Katee Sackhoff (as Bo-Katan Kryze), Gina Carano (as Cara Dune), Ming-Na Wen (as Fennec) and Mercedes Varnado (as Koska Reeves) fight Stormtroopers in The Mandalorian Chapter 16.

"I call this a black-belt level of moviemaking because it's just so fast and it's so intricate," says Ryan Watson of the Disney+ show's action scenes. "I've never done anything this intricate and this vast."

Season two of hit Disney+ series The Mandalorian sees its two breakout stars, the title character bounty hunter (played by Pedro Pascal) and Grogu (better known on the internet as Baby Yoda), heading deeper into the Star Wars universe — and with greater exploration comes greater stunts.

"We knew what we were getting into, but we couldn't help it," says Ryan Watson, the Emmy-winning stunt coordinator for the series, which saw its second season bring a "bigger scope of action" with harder fights, more complex sets and higher-flying villains. Watson, who won an Emmy for his work on The Mandalorian's first season and handled stunts on Wonder Woman and Batman v Superman: Dawn of Justice, says that despite his ample experience with big-budget projects, "I call this a black-belt level of moviemaking because it's just so fast and it's so intricate. I've never done anything this intricate and this vast."

A prime example of that comes in the season two finale, when The Mandalorian and Moff Gideon (played by Giancarlo Esposito) face off aboard an Imperial ship after Gideon's Dark Troopers have captured Grogu. Brazilian stuntman Lateef Crowder takes over for Pascal during such scenes; he is trained in a martial arts style called capoeira, which combines elements of dance, acrobatics and music, and allows him to "have the ability to duck extra far," says Watson. "We watched the playback and you would see how the sword went by and he's moving his head and it's missing by 2 inches, and that's a testament to him."

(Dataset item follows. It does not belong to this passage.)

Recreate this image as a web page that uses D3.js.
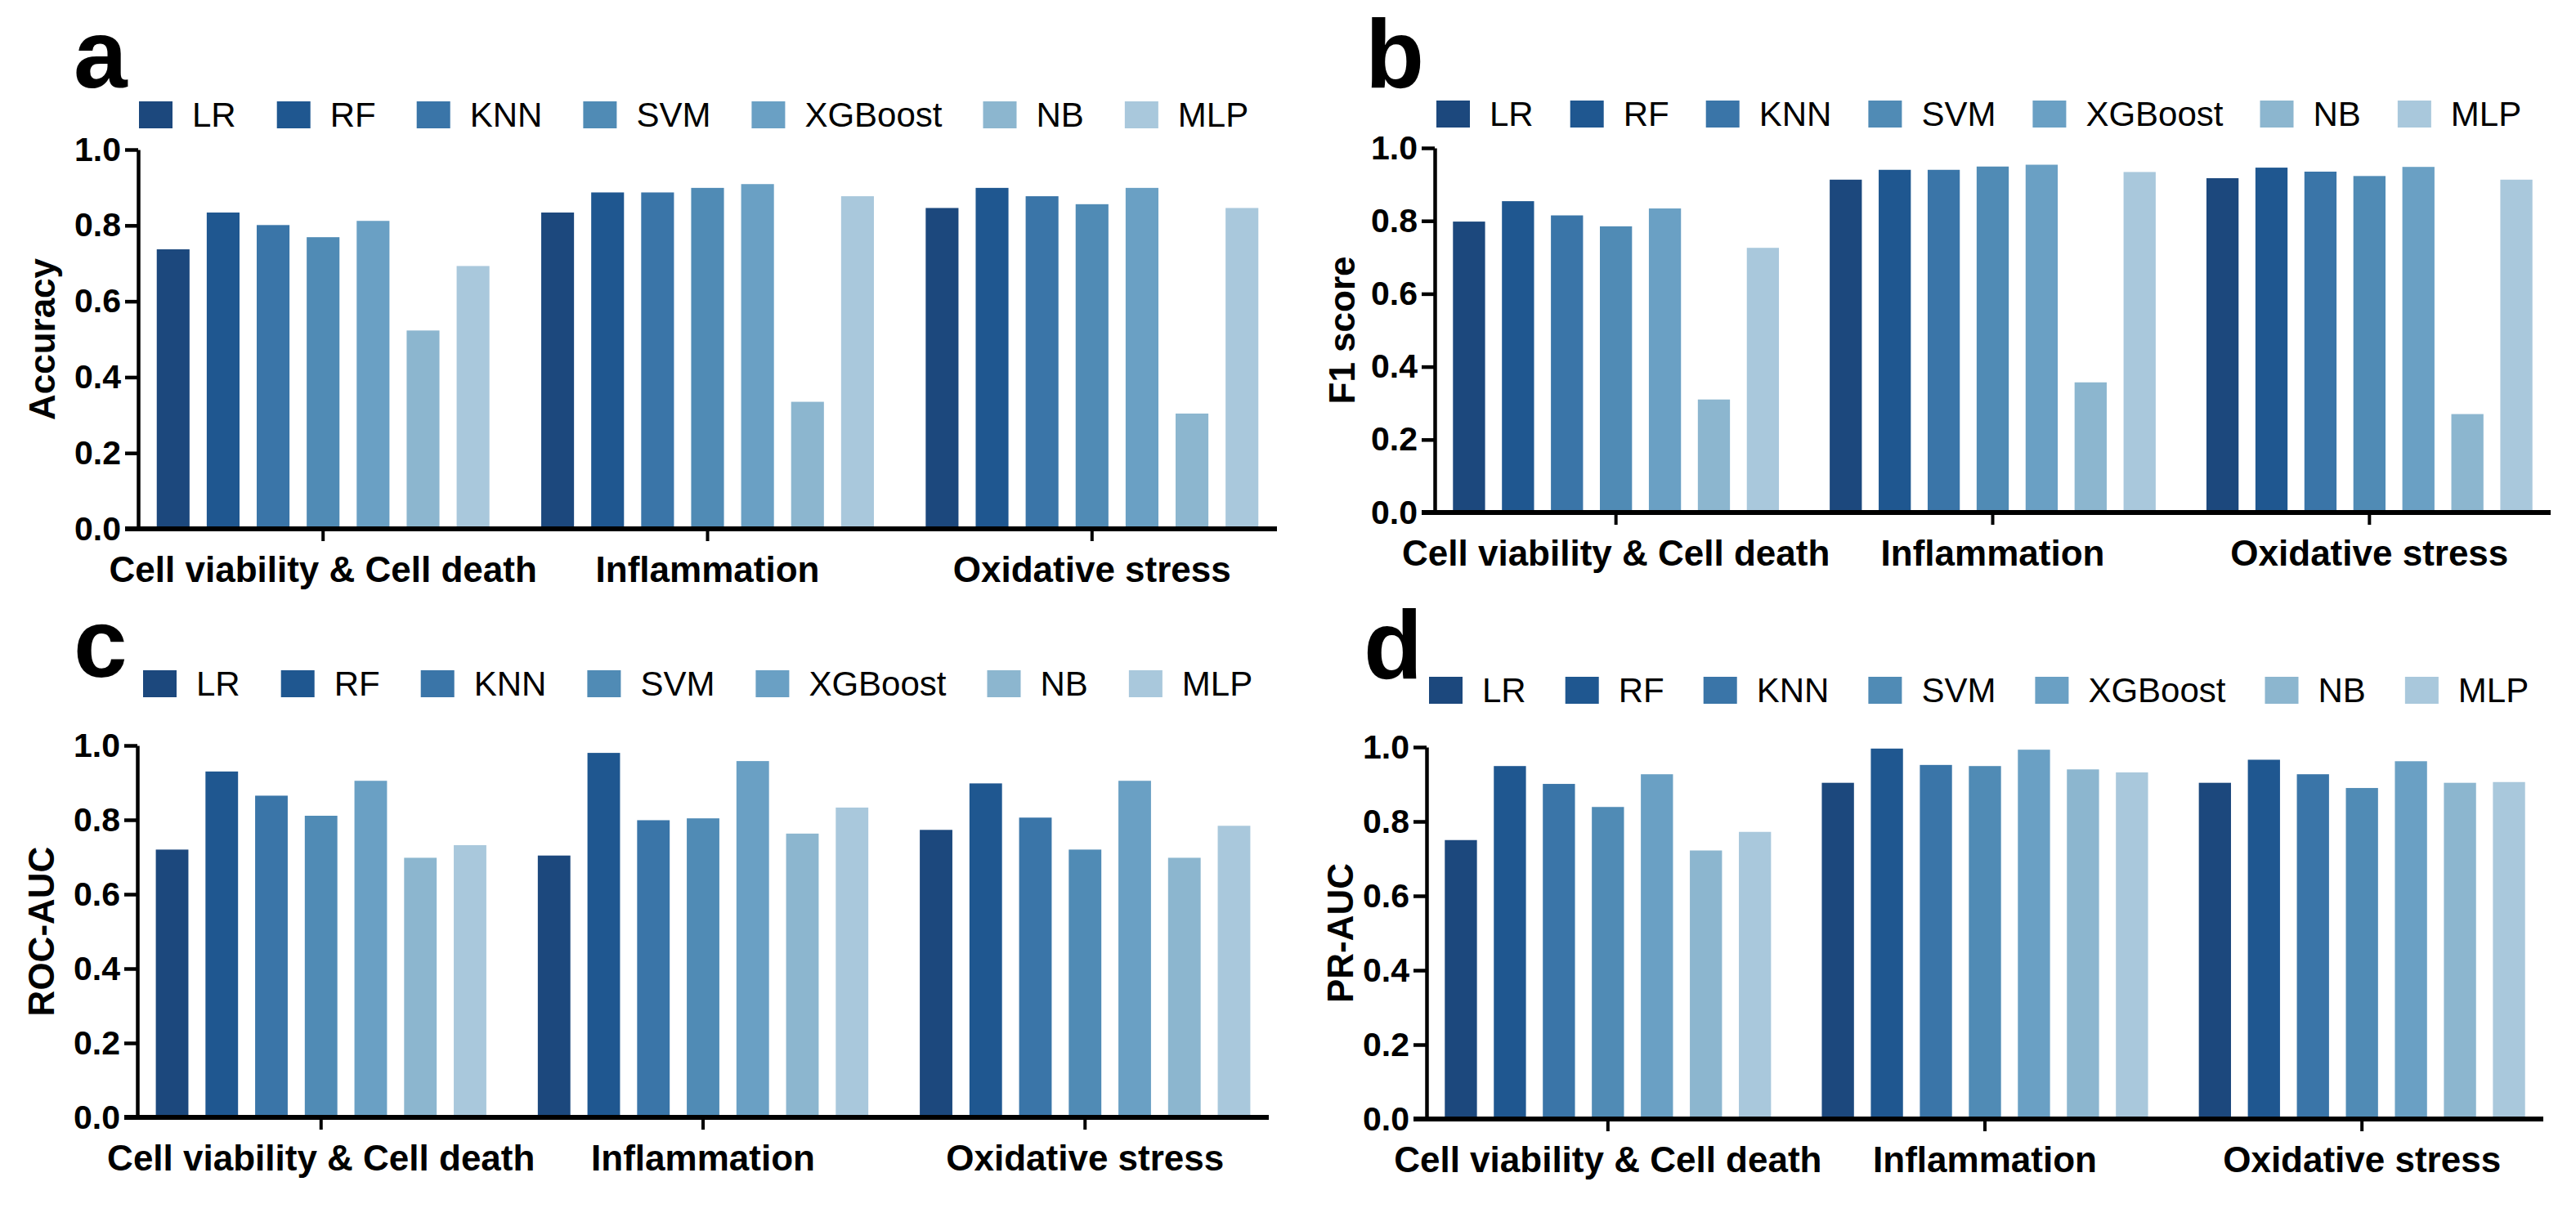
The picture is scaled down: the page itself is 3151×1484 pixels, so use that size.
<!DOCTYPE html>
<html>
<head>
<meta charset="utf-8">
<script src="https://cdn.jsdelivr.net/npm/d3@7"></script>
<style>
  body { margin: 0; background: #fff; }
  svg { display: block; font-family: "Liberation Sans", Arial, sans-serif; }
</style>
</head>
<body>
<svg id="chart" width="3151" height="1484"></svg>
<script>
/* Categories and models. */
const categories = ["Cell viability & Cell death", "Inflammation", "Oxidative stress"]
const models = ["LR", "RF", "KNN", "SVM", "XGBoost", "NB", "MLP"]
const colors = ["#1c487d", "#1f5790", "#3a75a8", "#508bb5", "#6aa0c4", "#8cb6cf", "#a9c8dc"]
const yTicks = [0, 0.2, 0.4, 0.6, 0.8, 1.0]

/* Values, one row per category, one value per model. */
const accuracy = [
  [0.737, 0.834, 0.801, 0.769, 0.812, 0.523, 0.693],
  [0.834, 0.887, 0.887, 0.899, 0.909, 0.335, 0.877],
  [0.846, 0.899, 0.877, 0.856, 0.899, 0.304, 0.846]
]
const f1Score = [
  [0.798, 0.854, 0.815, 0.785, 0.834, 0.310, 0.726],
  [0.913, 0.940, 0.940, 0.949, 0.954, 0.357, 0.934],
  [0.917, 0.946, 0.935, 0.923, 0.948, 0.270, 0.913]
]
const rocAuc = [
  [0.720, 0.930, 0.865, 0.811, 0.905, 0.698, 0.732],
  [0.704, 0.980, 0.799, 0.804, 0.958, 0.763, 0.833],
  [0.773, 0.898, 0.806, 0.720, 0.905, 0.698, 0.784]
]
const prAuc = [
  [0.750, 0.949, 0.901, 0.839, 0.927, 0.722, 0.772],
  [0.904, 0.996, 0.952, 0.949, 0.993, 0.940, 0.932],
  [0.904, 0.966, 0.927, 0.890, 0.962, 0.904, 0.906]
]

/* Panel layout (pixels). */
const panels = [
  { letter: "a", title: "Accuracy", values: accuracy, left: 169, right: 1562, top: 183, bottom: 647,
    letterX: 90, letterY: 107, legendX: 170, legendY: 124, legendGap: 50, titleX: 67 },
  { letter: "b", title: "F1 score", values: f1Score, left: 1755, right: 3120, top: 181, bottom: 627,
    letterX: 1670, letterY: 107, legendX: 1757, legendY: 123, legendGap: 45, titleX: 1657 },
  { letter: "c", title: "ROC-AUC", values: rocAuc, left: 168, right: 1552, top: 912, bottom: 1367,
    letterX: 90, letterY: 828, legendX: 175, legendY: 820, legendGap: 50, titleX: 66 },
  { letter: "d", title: "PR-AUC", values: prAuc, left: 1745, right: 3111, top: 914, bottom: 1369,
    letterX: 1668, letterY: 830, legendX: 1748, legendY: 828, legendGap: 48, titleX: 1655 }
]

const svg = d3.select("#chart")

panels.forEach(p => {
  const g = svg.append("g")

  /* Scales. */
  const x0 = d3.scaleBand()
    .domain(categories)
    .range([p.left, p.right])
    .paddingInner(0.09)
    .paddingOuter(0.026)

  const x1 = d3.scaleBand()
    .domain(models)
    .range([0, x0.bandwidth()])
    .paddingInner(0.344)
    .paddingOuter(0.172)

  const y = d3.scaleLinear()
    .domain([0, 1])
    .range([p.bottom, p.top])

  /* Bars. */
  const groups = g.selectAll(".grp")
    .data(categories)
    .join("g")
    .attr("transform", c => `translate(${x0(c)},0)`)

  groups.selectAll("rect")
    .data((c, ci) => models.map((m, mi) => ({ model: m, value: p.values[ci][mi], color: colors[mi] })))
    .join("rect")
    .attr("x", d => x1(d.model))
    .attr("width", x1.bandwidth())
    .attr("y", d => y(d.value))
    .attr("height", d => y(0) - y(d.value))
    .attr("fill", d => d.color)

  /* Y axis. */
  const yAxis = d3.axisLeft(y)
    .tickValues(yTicks)
    .tickFormat(d3.format(".1f"))
    .tickSize(16)
    .tickSizeOuter(0)
    .tickPadding(5)

  const ya = g.append("g")
    .attr("transform", `translate(${p.left},0)`)
    .call(yAxis)
  ya.select(".domain").attr("stroke", "#000").attr("stroke-width", 4.5)
  ya.selectAll(".tick line").attr("stroke", "#000").attr("stroke-width", 4.5)
  ya.selectAll(".tick text")
    .attr("font-size", 41)
    .attr("font-weight", "bold")
    .attr("font-family", "Liberation Sans, Arial, sans-serif")
    .attr("fill", "#000")

  /* X axis. */
  const xAxis = d3.axisBottom(x0)
    .tickSize(15)
    .tickSizeOuter(0)
    .tickPadding(0)
    .tickFormat("")

  const xa = g.append("g")
    .attr("transform", `translate(0,${p.bottom})`)
    .call(xAxis)
  xa.select(".domain")
    .attr("d", `M${p.left - 16},0H${p.right}`)
    .attr("stroke", "#000")
    .attr("stroke-width", 6)
  xa.selectAll(".tick line").attr("stroke", "#000").attr("stroke-width", 4)

  /* Category labels. */
  g.selectAll(".cat")
    .data(categories)
    .join("text")
    .attr("x", c => x0(c) + x0.bandwidth() / 2)
    .attr("y", p.bottom + 65)
    .attr("text-anchor", "middle")
    .attr("font-size", 44)
    .attr("font-weight", "bold")
    .text(c => c)

  /* Y axis title. */
  g.append("text")
    .attr("transform", `translate(${p.titleX},${(p.top + p.bottom) / 2}) rotate(-90)`)
    .attr("text-anchor", "middle")
    .attr("font-size", 44)
    .attr("font-weight", "bold")
    .text(p.title)

  /* Panel letter. */
  g.append("text")
    .attr("x", p.letterX)
    .attr("y", p.letterY)
    .attr("font-size", 118)
    .attr("font-weight", "bold")
    .text(p.letter)

  /* Legend. */
  let lx = p.legendX
  models.forEach((m, i) => {
    g.append("rect")
      .attr("x", lx)
      .attr("y", p.legendY)
      .attr("width", 41)
      .attr("height", 33)
      .attr("fill", colors[i])
    const t = g.append("text")
      .attr("x", lx + 65)
      .attr("y", p.legendY + 31)
      .attr("font-size", 42)
      .text(m)
    lx += 65 + t.node().getComputedTextLength() + p.legendGap
  })
})
</script>
</body>
</html>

That fight, which the coordinator says is one of his very favorites, also saw Esposito bringing his A-game, and resulted in a battle that was "literally real." During the monthlong rehearsals, Crowder and Esposito had been sparring with bamboo swords in place of Gideon's signature weapon, the Darksaber, because it had not yet been constructed by the prop department. Then, during filming, while the cast typically fights with half-swords for safety and visual reasons — with the full weapon added in later with CGI — Esposito's half-saber broke.

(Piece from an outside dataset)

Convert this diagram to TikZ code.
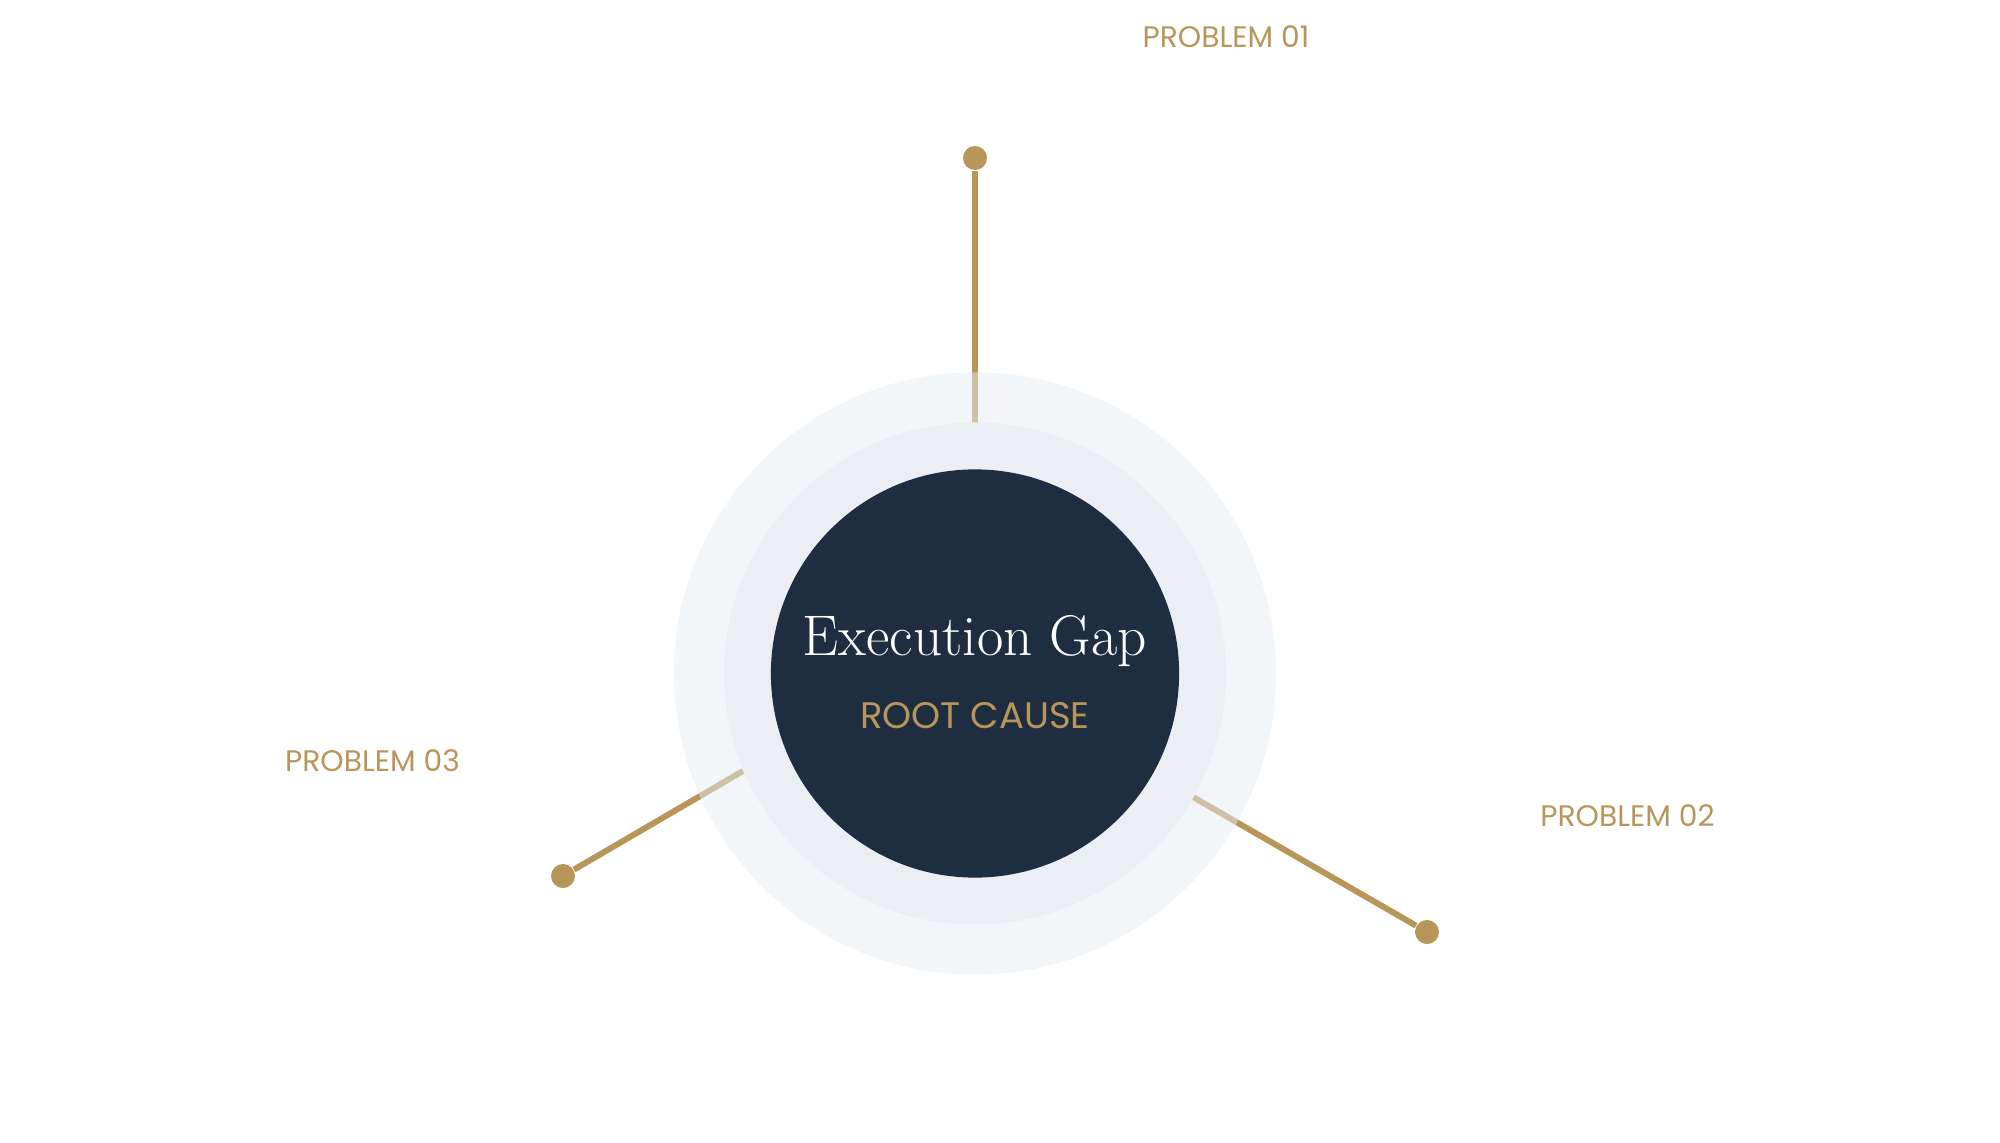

"We had to end up using the full sword, which makes the top end even heavier, so now the swings are a little bit harder. The intensity of that fight was probably the highest of both seasons. Giancarlo brought some real intensity to that fight," Watson remembers. "Lateef finished one time and was like, 'That was like a real fight.' Lateef was truly ducking for his life."

The fight was so intense that it resulted in breaking two or three of the swords "completely, like the Darksaber went down. And they're very expensive."

That same episode also saw Fennec Shand (Ming-Na Wen), Bo-Katan (Katee Sackhoff), Koska Reeves (Mercedes Varnado) and Cara Dune (Gina Carano) taking on dozens of Stormtroopers with "a smorgasbord of all the different weapons." Though he says those scenes, with fighting happening in different places with so many people, are easier to coordinate than a one-on-one scene, it can be very intimidating and confusing for all involved with "all the sets and the costumes and everything. It's probably the highest level of stunt work when you add those factors into it."

And another uniquely Star Wars challenge: how best to handle a lightsaber.

In the fight between Ahsoka Tano (Rosario Dawson) and the Magistrate (aka Morgan Elsbeth, played by Diana Lee Inosanto) in the season's fifth episode, the two face off as Tano wields a pair of white lightsabers. Watson says the battle was the most high-pressure of the season because of fan expectations, and resulted in long conversations with showrunner Jon Favreau and director Dave Filoni about lightsaber styles, opting for clean and traditional rather than flowery.

Taking inspiration from Akira Kurosawa's films, "we wanted to keep it really old-school samurai, but still entertaining enough to where it has more than two or three moves," Watson says, aided by the fact that Inosanto — the daughter of Dan Inosanto, who helped Bruce Lee develop his fighting style — is a skilled martial artist in her own right. Watson incorporated Filipino martial arts style kali into the moves and gave extra thought to how one would actually fight with a lightsaber.

"That changes a little bit of the dynamics. With a samurai sword, you can touch the blade and you're not going to get hurt," Watson says, joking that the lightsaber is "like a bug zapper."

He adds, "That's why that fight feels very clean and very direct. There's not a lot of wasted movements — when they start to fight, they explode. It's from stillness to 100 miles an hour in the blink of an eye." Watson also credits Dawson's and Inosanto's natural sword abilities, and says stunts are such an important part of the show that a person's experience with weapons and fighting is considered as part of the casting process.

And though CGI does play a significant role in the show, Watson says that from jetpacks to space vehicles and everything in between, "we had to do all this stuff," like the episode seven scene that saw Migs Mayfeld (Bill Burr) driving a transport into an Imperial mining facility while The Mandalorian fought off pirates on top of the speeding vehicle. The coordinator cites this as the most difficult stunt of the season, with stuntmen hanging from wires and filming both with the transport moving and with it stationary, for more intricate choreography.

At the end of the day, though, Watson says, all the stunt work means nothing if the actors don't make it authentic.

"You can train the moves and have them down perfectly, but if you don't have that acting backing behind it and the intensity that you would have in a fight — that's probably the most tricky thing," he says. "You have the costume on and all these different cameras in there … It's a very, very tough thing to act and to get through the choreography knowing all these different changes that you have to do at that moment, and where the camera is for it to look like a real hit."